India Industry Calls for Two-Month Ban on Diamond Imports
In response to challenging conditions affecting the natural diamond pipeline, Indian industry associations have called on members to not import any rough for the next two months.
The voluntary moratorium will start on Oct. 15 and run through Dec. 15. The groups plan to assess the situation on Dec. 1.
Vipul Shah, chairman of the Gem & Jewellery Export Promotion Council (GJEPC), India’s umbrella group for the industry, says the action is intended to clear out the current oversupply of rough and polished gems.
“This was a unanimous decision from all the stakeholders in India,” he says. “We have to do what is right for the entire industry. We are seeing falling prices in both rough and polished. We feel if we collectively take action and stop prices from falling, that will boost confidence in the entire industry.”

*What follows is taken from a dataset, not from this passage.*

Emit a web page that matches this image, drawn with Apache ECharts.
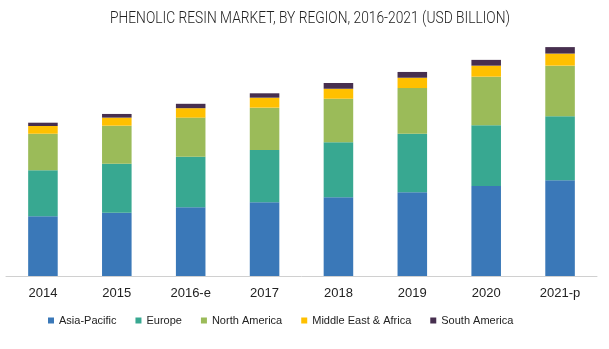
<!DOCTYPE html>
<html><head><meta charset="utf-8">
<script src="https://cdn.jsdelivr.net/npm/echarts@6/dist/echarts.min.js"></script>
<style>html,body{margin:0;padding:0;background:#fff;}#c{width:609px;height:349px;}</style>
</head><body><div id="c"></div>
<script>
var categories = ['2014','2015','2016-e','2017','2018','2019','2020','2021-p'];
var asiaPacific = [3.41,3.62,3.93,4.21,4.50,4.78,5.14,5.47];
var europe = [2.63,2.80,2.89,2.99,3.14,3.35,3.47,3.66];
var northAmerica = [2.09,2.17,2.23,2.42,2.49,2.61,2.78,2.89];
var middleEastAfrica = [0.44,0.46,0.54,0.57,0.57,0.59,0.63,0.69];
var southAmerica = [0.19,0.21,0.25,0.25,0.33,0.33,0.33,0.37];
var seriesNames = ['Asia-Pacific','Europe','North America','Middle East & Africa','South America'];
var titleText = 'PHENOLIC RESIN MARKET, BY REGION, 2016-2021 (USD BILLION)';
var colors = ['#3a78b8','#38a891','#9bbb59','#ffc000','#472f4f'];
var values = [asiaPacific, europe, northAmerica, middleEastAfrica, southAmerica];

var titleFont = '300 17px Roboto';
var ctx = document.createElement('canvas').getContext('2d');
ctx.font = titleFont;
var tw = ctx.measureText(titleText).width;
var sx = 400 / tw;

var chart = echarts.init(document.getElementById('c'), null, {renderer:'canvas'});
chart.setOption({
  animation:false,
  color: colors,
  graphic:[{type:'text', left:110, top:10, scaleX:sx, originX:0,
    style:{text:titleText, font:titleFont, fill:'#222'}}],
  legend:{bottom:18, left:43, itemWidth:6, itemHeight:6, itemGap:19, icon:'rect',
    textStyle:{fontFamily:'Liberation Sans', fontSize:11, color:'#222'},
    data: seriesNames},
  grid:{left:6, right:12, top:31, height:245, containLabel:false},
  xAxis:{type:'category', data:categories,
    axisLine:{lineStyle:{color:'#d0d0d0'}}, axisTick:{show:false},
    axisLabel:{fontFamily:'Liberation Sans', fontSize:13, color:'#222', margin:11}},
  yAxis:{type:'value', min:0, max:14, show:false, splitLine:{show:false}},
  series: seriesNames.map(function(n,i){
    return {name:n, type:'bar', stack:'total', barWidth:'40%', data:values[i],
      itemStyle:{color:colors[i]}};
  })
});
</script></body></html>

He notes that India has had voluntary bans on imports four times in the past—most recently in 2020, during the COVID-19 pandemic—and each time the industry has acted collectively and stabilized the market.

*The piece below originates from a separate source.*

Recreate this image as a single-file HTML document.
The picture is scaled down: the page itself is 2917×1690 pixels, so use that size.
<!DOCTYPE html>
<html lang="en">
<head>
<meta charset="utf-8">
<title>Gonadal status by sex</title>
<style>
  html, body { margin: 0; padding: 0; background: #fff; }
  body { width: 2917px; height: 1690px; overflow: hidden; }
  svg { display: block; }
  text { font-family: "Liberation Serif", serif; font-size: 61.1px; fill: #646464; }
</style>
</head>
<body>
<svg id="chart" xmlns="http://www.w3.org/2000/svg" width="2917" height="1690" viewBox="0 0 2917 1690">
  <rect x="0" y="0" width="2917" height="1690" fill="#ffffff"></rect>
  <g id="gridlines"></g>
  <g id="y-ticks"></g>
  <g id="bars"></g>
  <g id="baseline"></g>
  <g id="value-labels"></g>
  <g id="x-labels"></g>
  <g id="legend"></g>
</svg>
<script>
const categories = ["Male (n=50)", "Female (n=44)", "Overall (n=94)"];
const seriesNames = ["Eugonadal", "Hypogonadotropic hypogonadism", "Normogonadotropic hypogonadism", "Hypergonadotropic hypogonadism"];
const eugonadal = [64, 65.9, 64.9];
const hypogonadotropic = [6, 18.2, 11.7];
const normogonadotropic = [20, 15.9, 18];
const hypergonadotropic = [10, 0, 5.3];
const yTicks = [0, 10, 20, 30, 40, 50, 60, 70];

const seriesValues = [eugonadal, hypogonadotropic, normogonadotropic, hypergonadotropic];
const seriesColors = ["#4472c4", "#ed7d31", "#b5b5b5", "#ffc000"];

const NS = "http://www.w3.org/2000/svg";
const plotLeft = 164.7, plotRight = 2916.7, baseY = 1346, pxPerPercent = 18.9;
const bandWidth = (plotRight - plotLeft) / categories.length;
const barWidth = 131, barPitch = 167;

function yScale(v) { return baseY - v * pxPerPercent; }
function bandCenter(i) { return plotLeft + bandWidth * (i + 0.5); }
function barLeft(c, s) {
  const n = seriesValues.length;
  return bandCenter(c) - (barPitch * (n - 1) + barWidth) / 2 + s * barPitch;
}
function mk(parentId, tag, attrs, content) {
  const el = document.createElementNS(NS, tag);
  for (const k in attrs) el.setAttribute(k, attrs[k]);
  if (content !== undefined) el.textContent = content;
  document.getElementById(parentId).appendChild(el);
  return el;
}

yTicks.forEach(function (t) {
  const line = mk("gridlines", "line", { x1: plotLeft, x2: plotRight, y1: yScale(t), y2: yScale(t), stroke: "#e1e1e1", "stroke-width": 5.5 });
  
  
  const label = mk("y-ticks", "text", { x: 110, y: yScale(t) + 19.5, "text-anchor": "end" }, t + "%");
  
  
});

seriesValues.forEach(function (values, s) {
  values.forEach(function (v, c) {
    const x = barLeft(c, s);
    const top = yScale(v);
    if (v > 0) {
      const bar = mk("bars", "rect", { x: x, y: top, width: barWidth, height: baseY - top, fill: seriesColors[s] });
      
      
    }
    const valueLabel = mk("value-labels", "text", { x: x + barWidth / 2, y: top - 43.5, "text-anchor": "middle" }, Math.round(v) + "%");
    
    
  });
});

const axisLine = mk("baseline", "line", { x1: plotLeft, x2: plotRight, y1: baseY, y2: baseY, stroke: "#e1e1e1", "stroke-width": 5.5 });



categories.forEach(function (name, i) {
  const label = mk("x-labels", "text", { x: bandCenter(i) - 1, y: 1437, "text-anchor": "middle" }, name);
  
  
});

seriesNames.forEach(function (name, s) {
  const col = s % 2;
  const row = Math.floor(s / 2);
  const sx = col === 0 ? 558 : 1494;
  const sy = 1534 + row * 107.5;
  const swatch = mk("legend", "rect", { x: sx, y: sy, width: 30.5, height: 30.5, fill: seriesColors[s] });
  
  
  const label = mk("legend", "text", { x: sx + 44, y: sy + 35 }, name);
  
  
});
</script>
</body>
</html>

A letter signed by the heads of the major trade associations said demand for diamonds has been “materially affected” in both the United States and China, after hitting all-time highs in 2021 and 2022.
India’s diamond exports dropped 25% for the January-to-August period compared with 2022, and the year-over-year decrease is projected to stay at that level for September, according to the letter. It also said that Indian factories should continue to cut and polish gems, but urged them to do so only from existing stocks.

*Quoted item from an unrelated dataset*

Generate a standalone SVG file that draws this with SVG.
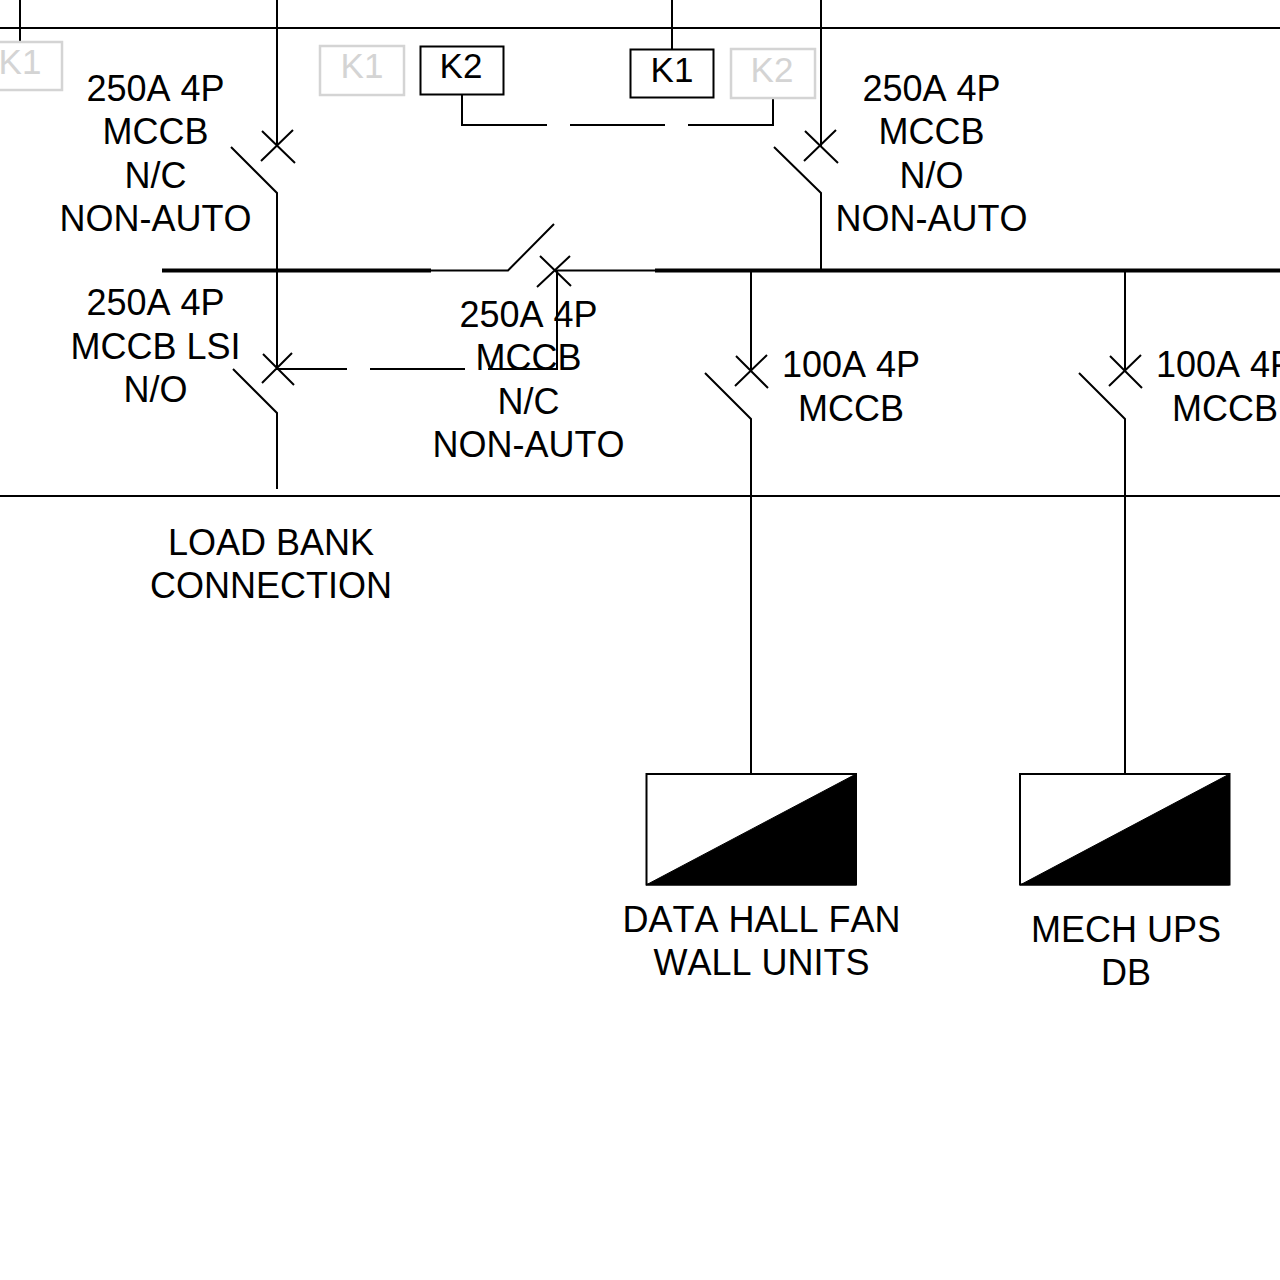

It also called on producers to cut back their allocations.
“Mining companies are regularly selling the rough diamonds that are being mined—irrespective of the state of demand in the midstream,” the letter said. “We have already reached out to all the major diamond mining companies, sharing with them the current short-term challenges that are faced by the midstream, and requesting them to support the industry with a prudent and responsible approach in their offerings.”
Last week, Russian diamond miner Alrosa announced that it was suspending its next two rough diamond sales. De Beers spokesman David Johnson said that it “will continue to hold sights and will take a responsible approach to rough diamond sales, supplying to demand and providing sightholders with supply flexibility.”
On LinkedIn, industry analyst Edahn Golan said the proposed ban might put Indian sightholders in a tough spot. “One option is manufacture in Botswana or other locations,” Golan wrote. “However, that will defeat the purpose of this exercise.”
The India letter was signed by the heads of the GJEPC, the Bharat Diamond Bourse, the Mumbai Diamond Merchants Association, the Surat Diamond Bourse, and the Surat Diamond Association.